Imagista: What charity are you involved with and why is it so important to you?
Debra Messing: For the last decade, I have been involved with PSI, a global health organization that helps tackle important issues like Malaria, water purification and child mortality but what is specifically important to me is HIV and figuring out how to treat it, prevent it and ultimately eradicate it. I had a teacher in grad school who passed away from complications associated with AIDS in 1993 and that really changed me. He was only 41 and was very dear to me. My son is named after him so I always have him in the back of my mind whenever I am doing this work. I call it my soul work.
Imagista: What is one goal you have yet to achieve?
Debra Messing: I would like to be a jewelry designer. It’s a real passion of mine. My father was in the jewelry business my entire life. His company made the Elsa Peretti heart for Tiffany. My first job was doing piecework in his jewelry factory in Providence, Rhode Island. It was right out of the famous scene in “I Love Lucy” when they’re doing the piecework with the chocolate. I always say it’s in my blood because of what my father did.
Imagista: What is the one thing you wish you knew when you were younger?
Debra Messing: That I was enough.
Imagista: What’s your biggest pet peeve?
Debra Messing: Dishonesty.
Imagista: What do you do to unwind? Is there a vacation spot you’ve been to recently that was really special?

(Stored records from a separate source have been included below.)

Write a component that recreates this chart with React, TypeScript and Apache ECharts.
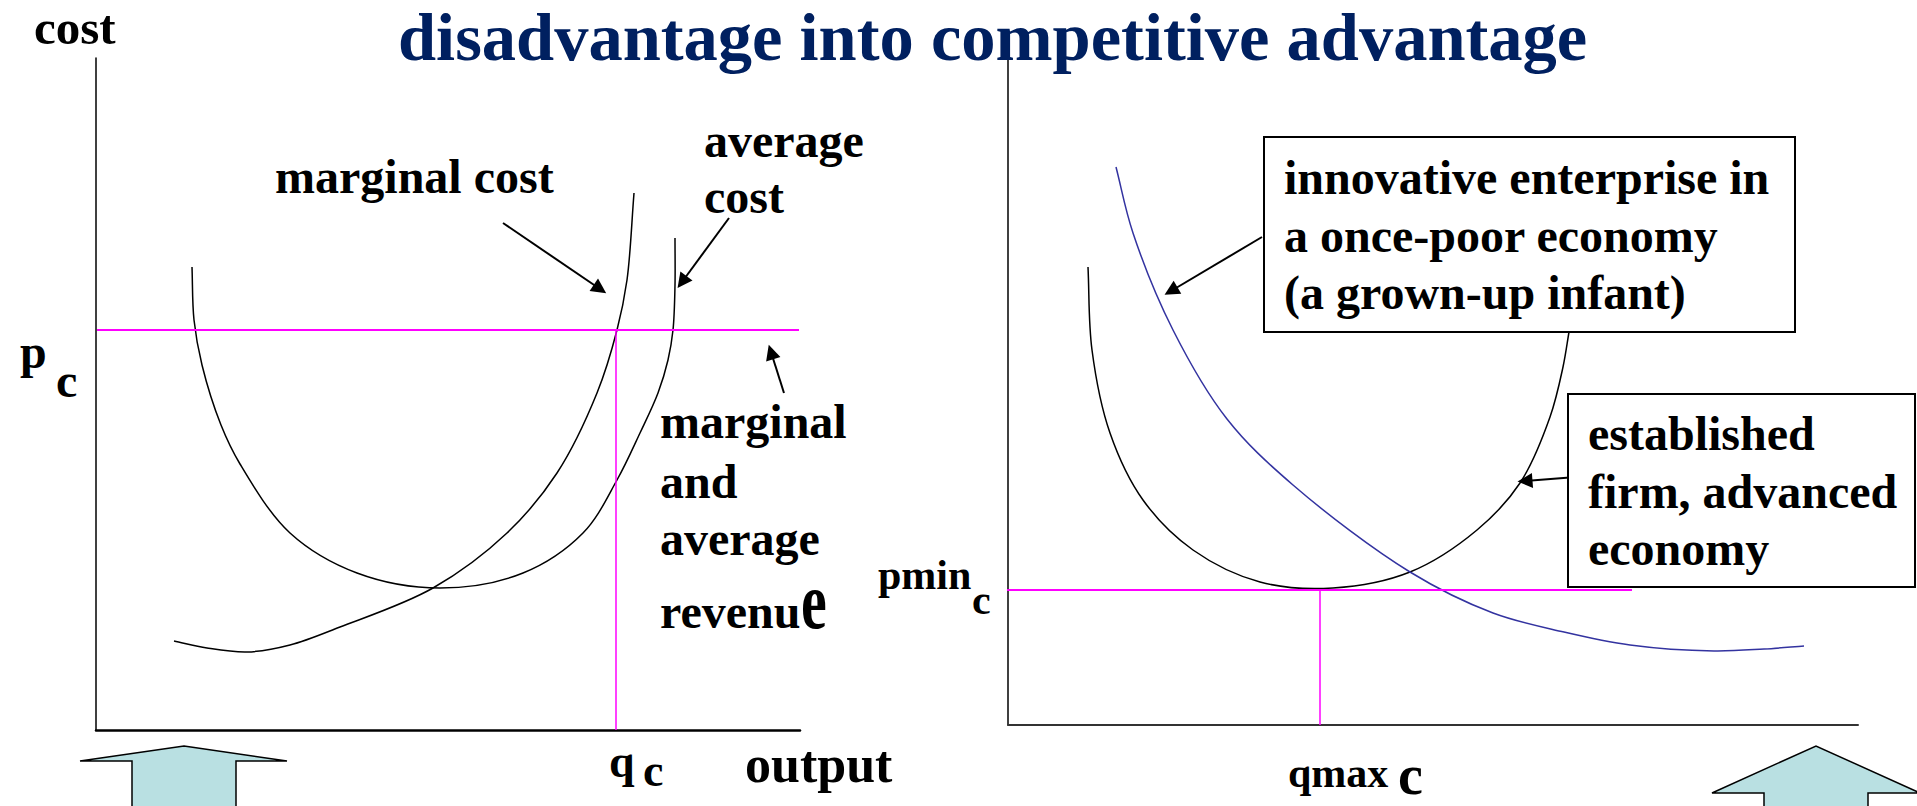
import React, { useEffect, useRef } from "react";
import * as echarts from "echarts";

// ---- data (left panel: output vs cost, right panel: output vs cost) ----
const leftMarginalCost: number[][] = [
  [78, 89], [111, 82], [151, 78], [194, 85], [244, 103], [337, 142], [411, 197],
  [461, 257], [501, 337], [521, 400], [531, 450], [538, 537],
];
const leftAverageCost: number[][] = [
  [96, 463], [98, 410], [106, 365], [125, 305], [144, 266], [194, 197], [261, 157], [344, 142],
  [427, 157], [487, 197], [521, 250], [544, 297], [562, 337], [572, 370], [577, 400],
  [579, 445], [579, 492],
];
const leftPriceLine: number[][] = [[1, 400], [703, 400]];
const leftQuantityLine: number[][] = [[520, 400], [520, 0]];

const rightEstablished: number[][] = [
  [80, 458], [84, 375], [102, 292], [135, 225], [185, 175], [252, 143], [325, 137],
  [402, 153], [469, 195], [512, 242], [542, 308], [555, 358], [561, 393],
];
const rightInnovative: number[][] = [
  [108, 558], [125, 492], [165, 395], [219, 306], [285, 240], [402, 153],
  [485, 112], [556, 93], [622, 80], [706, 74], [756, 76], [796, 79],
];
const rightPriceLine: number[][] = [[-8, 135], [624, 135]];
const rightQuantityLine: number[][] = [[312, 135], [312, 0]];

// annotation arrows [from, to] in data units
const leftArrows: number[][][] = [
  [[407, 507], [504, 441]],
  [[633, 512], [586, 448]],
  [[688, 337], [675, 378]],
];
const rightArrows: number[][][] = [
  [[254, 488], [163, 434]],
  [[581, 249], [517, 244]],
];

const titleText = "disadvantage into competitive advantage";
const box1Lines = ["innovative enterprise in", "a once-poor economy", "(a grown-up infant)"];
const box2Lines = ["established", "firm, advanced", "economy"];
const revenueLines = ["marginal", "and", "average"];

const FONT = '"Liberation Serif", "Times New Roman", serif';

function txt(text: string, x: number, baseline: number, fs: number, extra: any = {}) {
  return {
    type: "text",
    x,
    y: baseline - 0.3375 * fs,
    z: 100,
    ...extra,
    style: {
      text,
      fill: extra.color || "#000",
      font: `bold ${fs}px ${FONT}`,
      textAlign: "left",
      textVerticalAlign: "middle",
      align: "left",
      verticalAlign: "middle",
    },
  };
}

// centripetal Catmull-Rom spline through the projected points
function splinePath(p: number[][]): string {
  const n = p.length;
  if (n < 2) return "";
  let d = `M${p[0][0]},${p[0][1]}`;
  const dist = (a: number[], b: number[]) => Math.hypot(a[0] - b[0], a[1] - b[1]);
  for (let i = 0; i < n - 1; i++) {
    const p0 = p[i - 1] || p[i];
    const p1 = p[i];
    const p2 = p[i + 1];
    const p3 = p[i + 2] || p[i + 1];
    const l1 = dist(p0, p1), l2 = dist(p1, p2), l3 = dist(p2, p3);
    const d1 = Math.sqrt(l1), d2 = Math.sqrt(l2), d3 = Math.sqrt(l3);
    let c1: number[], c2: number[];
    if (l1 < 1e-6) {
      c1 = [p1[0] + (p2[0] - p1[0]) / 3, p1[1] + (p2[1] - p1[1]) / 3];
    } else {
      const den = 3 * d1 * (d1 + d2);
      c1 = [0, 1].map(
        (k) => (l1 * p2[k] - l2 * p0[k] + (2 * l1 + 3 * d1 * d2 + l2) * p1[k]) / den
      );
    }
    if (l3 < 1e-6) {
      c2 = [p2[0] - (p2[0] - p1[0]) / 3, p2[1] - (p2[1] - p1[1]) / 3];
    } else {
      const den = 3 * d3 * (d3 + d2);
      c2 = [0, 1].map(
        (k) => (l3 * p1[k] - l2 * p3[k] + (2 * l3 + 3 * d3 * d2 + l2) * p2[k]) / den
      );
    }
    d += ` C${c1[0]},${c1[1]} ${c2[0]},${c2[1]} ${p2[0]},${p2[1]}`;
  }
  return d;
}

function curve(data: number[][], idx: number, color: string, width: number) {
  return {
    type: "custom",
    xAxisIndex: idx,
    yAxisIndex: idx,
    data,
    silent: true,
    clip: false,
    z: 3,
    renderItem: (params: any, api: any) => {
      if (params.dataIndexInside !== 0) return null;
      const pts: number[][] = [];
      for (let i = 0; i < params.dataInsideLength; i++) {
        pts.push(api.coord([api.value(0, i), api.value(1, i)]));
      }
      return {
        type: "path",
        shape: { pathData: splinePath(pts) },
        style: { fill: "none", stroke: color, lineWidth: width },
        silent: true,
      };
    },
  };
}

function straight(data: number[][], idx: number, color: string, width: number) {
  return {
    type: "line",
    xAxisIndex: idx,
    yAxisIndex: idx,
    data,
    symbol: "none",
    showSymbol: false,
    silent: true,
    clip: false,
    lineStyle: { color, width },
  };
}

function arrowMarks(arrows: number[][][]) {
  return {
    silent: true,
    symbol: ["none", "triangle"],
    symbolSize: 15,
    label: { show: false },
    lineStyle: { color: "#000", width: 2, type: "solid" },
    itemStyle: { color: "#000" },
    emphasis: { disabled: true },
    data: arrows.map((a) => [{ coord: a[0] }, { coord: a[1] }]),
  };
}

export default function App() {
  const ref = useRef<HTMLDivElement>(null);
  useEffect(() => {
    if (!ref.current) return;
    const chart = echarts.init(ref.current, undefined, { renderer: "svg" });
    const axisCommon = {
      type: "value",
      axisTick: { show: false },
      axisLabel: { show: false },
      splitLine: { show: false },
    };
    const magentaL: any = straight(leftPriceLine, 0, "#ff00ff", 2);
    magentaL.markLine = arrowMarks(leftArrows);
    const magentaR: any = straight(rightPriceLine, 1, "#ff00ff", 2);
    magentaR.markLine = arrowMarks(rightArrows);

    const graphics: any[] = [
      txt(titleText, 398, 60, 68.5, { color: "#002060" }),
      txt("cost", 34, 44, 49),
      txt("marginal cost", 275, 193, 48),
      txt("average", 704, 157, 48),
      txt("cost", 704, 213, 48),
      txt("p", 20, 368, 48),
      txt("c", 56, 397, 48),
      ...revenueLines.map((t, i) => txt(t, 660, [438, 498, 555][i], 48)),
      txt("revenu", 660, 628, 48),
      {
        ...txt("e", 801, 628, 58),
        y: 628 - 0.3375 * 58 * 1.38,
        scaleY: 1.38,
      },
      txt("q", 609, 777, 46),
      txt("c", 643, 786, 46),
      txt("output", 745, 782, 52),
      txt("pmin", 878, 589, 42),
      txt("c", 972, 614, 42),
      txt("qmax", 1288, 787, 42),
      txt("c", 1398, 794, 56),
      {
        type: "rect",
        z: 90,
        shape: { x: 1264, y: 137, width: 531, height: 195 },
        style: { fill: "#fff", stroke: "#000", lineWidth: 2 },
      },
      ...box1Lines.map((t, i) => txt(t, 1284, [194, 252, 309][i], 48)),
      {
        type: "rect",
        z: 90,
        shape: { x: 1568, y: 394, width: 347, height: 193 },
        style: { fill: "#fff", stroke: "#000", lineWidth: 2 },
      },
      ...box2Lines.map((t, i) => txt(t, 1588, [450, 508, 565][i], 48)),
      {
        type: "polygon",
        z: 90,
        shape: {
          points: [[132, 812], [132, 761], [80, 761], [184, 746], [287, 761], [236, 761], [236, 812]],
        },
        style: { fill: "#b9e0e2", stroke: "#000", lineWidth: 1.5 },
      },
      {
        type: "polygon",
        z: 90,
        shape: {
          points: [[1764, 812], [1764, 793], [1712, 793], [1816, 746], [1920, 793], [1868, 793], [1868, 812]],
        },
        style: { fill: "#b9e0e2", stroke: "#000", lineWidth: 1.5 },
      },
    ];

    chart.setOption({
      animation: false,
      backgroundColor: "#fff",
      grid: [
        { left: 96, top: 58, width: 704, height: 672 },
        { left: 1008, top: 58, width: 850, height: 667 },
      ],
      xAxis: [
        { ...axisCommon, gridIndex: 0, min: 0, max: 704, axisLine: { lineStyle: { color: "#000", width: 2.5 } } },
        { ...axisCommon, gridIndex: 1, min: 0, max: 850, axisLine: { lineStyle: { color: "#333", width: 2 } } },
      ],
      yAxis: [
        { ...axisCommon, gridIndex: 0, min: 0, max: 672, axisLine: { lineStyle: { color: "#000", width: 1.5 } } },
        { ...axisCommon, gridIndex: 1, min: 0, max: 667, axisLine: { lineStyle: { color: "#000", width: 1.5 } } },
      ],
      series: [
        curve(leftMarginalCost, 0, "#000", 1.5),
        curve(leftAverageCost, 0, "#000", 1.5),
        magentaL,
        straight(leftQuantityLine, 0, "#ff00ff", 1.5),
        curve(rightEstablished, 1, "#000", 1.5),
        curve(rightInnovative, 1, "#3333a0", 1.5),
        magentaR,
        straight(rightQuantityLine, 1, "#ff00ff", 1.5),
      ],
      graphic: { elements: graphics },
    });
    return () => chart.dispose();
  }, []);
  return (
    <div
      ref={ref}
      style={{ position: "fixed", left: 0, top: 0, width: 1917, height: 806, background: "#fff" }}
    />
  );
}
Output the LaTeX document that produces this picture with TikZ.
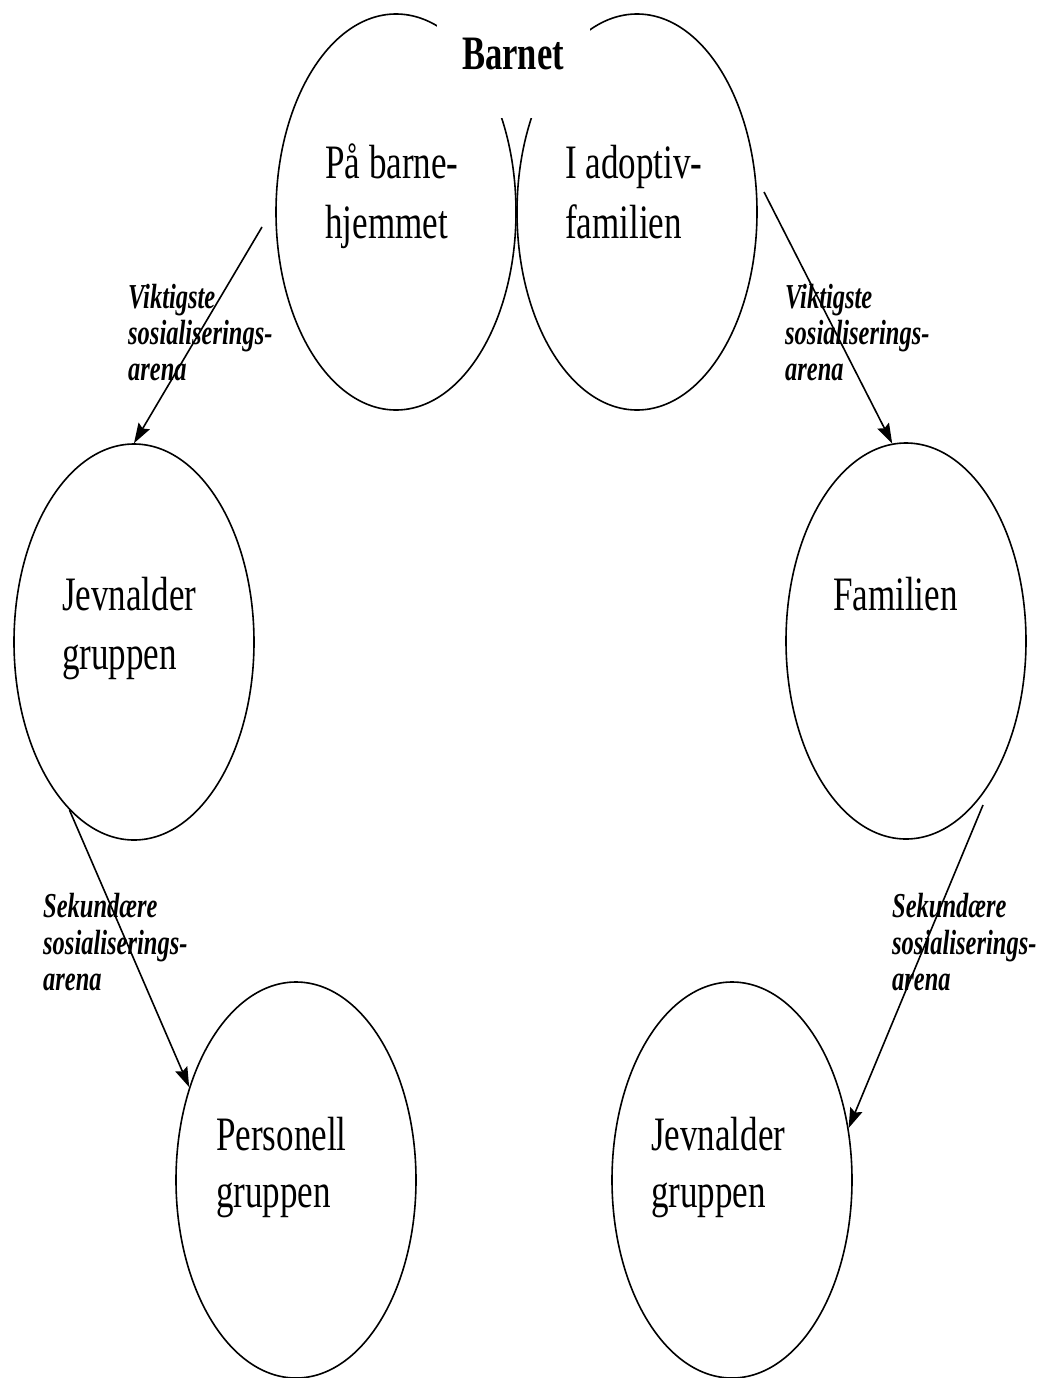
\documentclass[tikz,border=0pt]{standalone}
\usepackage{fontspec}
\setmainfont{Liberation Serif}
\newfontfamily\elfont[FakeStretch=0.73]{Liberation Serif}
\newfontfamily\lblfont[FakeStretch=0.7]{Liberation Serif}
\newfontfamily\titfont[FakeStretch=0.72]{Liberation Serif}
\usetikzlibrary{shapes.geometric,arrows.meta}
\begin{document}
\begin{tikzpicture}[x=1pt,y=-1pt,
  oval/.style={ellipse,draw=black,line width=1.6pt,minimum width=240pt,minimum height=396pt,inner sep=0pt},
  intext/.style={anchor=base west,inner sep=0pt,font=\elfont\fontsize{48}{58}\selectfont},
  lbl/.style={anchor=base west,inner sep=0pt,font=\lblfont\bfseries\itshape\fontsize{35}{37}\selectfont},
  conn/.style={line width=1.6pt,-{Stealth[length=20pt,width=13pt,inset=3pt]}}]
\useasboundingbox (0,0) rectangle (1051,1378);
% ellipses
\node[oval] (tl) at (396,212) {};
\node[oval] (tr) at (637,212) {};
\node[oval] (jl) at (134,642) {};
\node[oval] (fam) at (906,641) {};
\node[oval] (pers) at (296,1180) {};
\node[oval] (jr) at (732,1180) {};
% cover for title
\fill[white] (437,-2) rectangle (590,118);
\node[anchor=base,inner sep=0pt,font=\titfont\bfseries\fontsize{48}{50}\selectfont] (barnet) at (513,70) {Barnet};
% ellipse texts
\node[intext] (t1a) at (325,178) {På barne-};
\node[intext] (t1b) at (325,238) {hjemmet};
\node[intext] (t2a) at (565,178) {I adoptiv-};
\node[intext] (t2b) at (565,238) {familien};
\node[intext] (t3a) at (62,610) {Jevnalder};
\node[intext] (t3b) at (62,669) {gruppen};
\node[intext] (t4a) at (833,610) {Familien};
\node[intext] (t5a) at (216,1150) {Personell};
\node[intext] (t5b) at (216,1207) {gruppen};
\node[intext] (t6a) at (651,1150) {Jevnalder};
\node[intext] (t6b) at (651,1207) {gruppen};
% labels
\node[lbl] (l1a) at (128,308) {Viktigste};
\node[lbl] (l1b) at (128,344) {sosialiserings-};
\node[lbl] (l1c) at (128,380) {arena};
\node[lbl] (l2a) at (785,308) {Viktigste};
\node[lbl] (l2b) at (785,344) {sosialiserings-};
\node[lbl] (l2c) at (785,380) {arena};
\node[lbl] (l3a) at (43,917) {Sekundære};
\node[lbl] (l3b) at (43,954) {sosialiserings-};
\node[lbl] (l3c) at (43,990) {arena};
\node[lbl] (l4a) at (892,917) {Sekundære};
\node[lbl] (l4b) at (892,954) {sosialiserings-};
\node[lbl] (l4c) at (892,990) {arena};
% arrow start points
\coordinate (s1) at (262,227);
\coordinate (s2) at (764,192);
\coordinate (s4) at (983,805);
% connectors
\draw[conn] (s1) -- (jl.north);
\draw[conn] (s2) -- (fam.94);
\draw[conn] (jl.249) -- (pers.139);
\draw[conn] (s4) -- (jr.24);
\end{tikzpicture}
\end{document}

Debra Messing: I really need my solitude. I love my work. It feeds me, it thrills me, it challenges me but it also depletes me. There’s always 50-100 people around when you’re working on a set so when I need to try and get back to neutral and revitalize myself I like to go somewhere near the ocean where I can be quiet, read and do spa treatments – I really fell in love with the Belmond Maroma in the Mayan Riviera because it had a spiritual, culturally authentic element that I found particularly powerful and beautiful.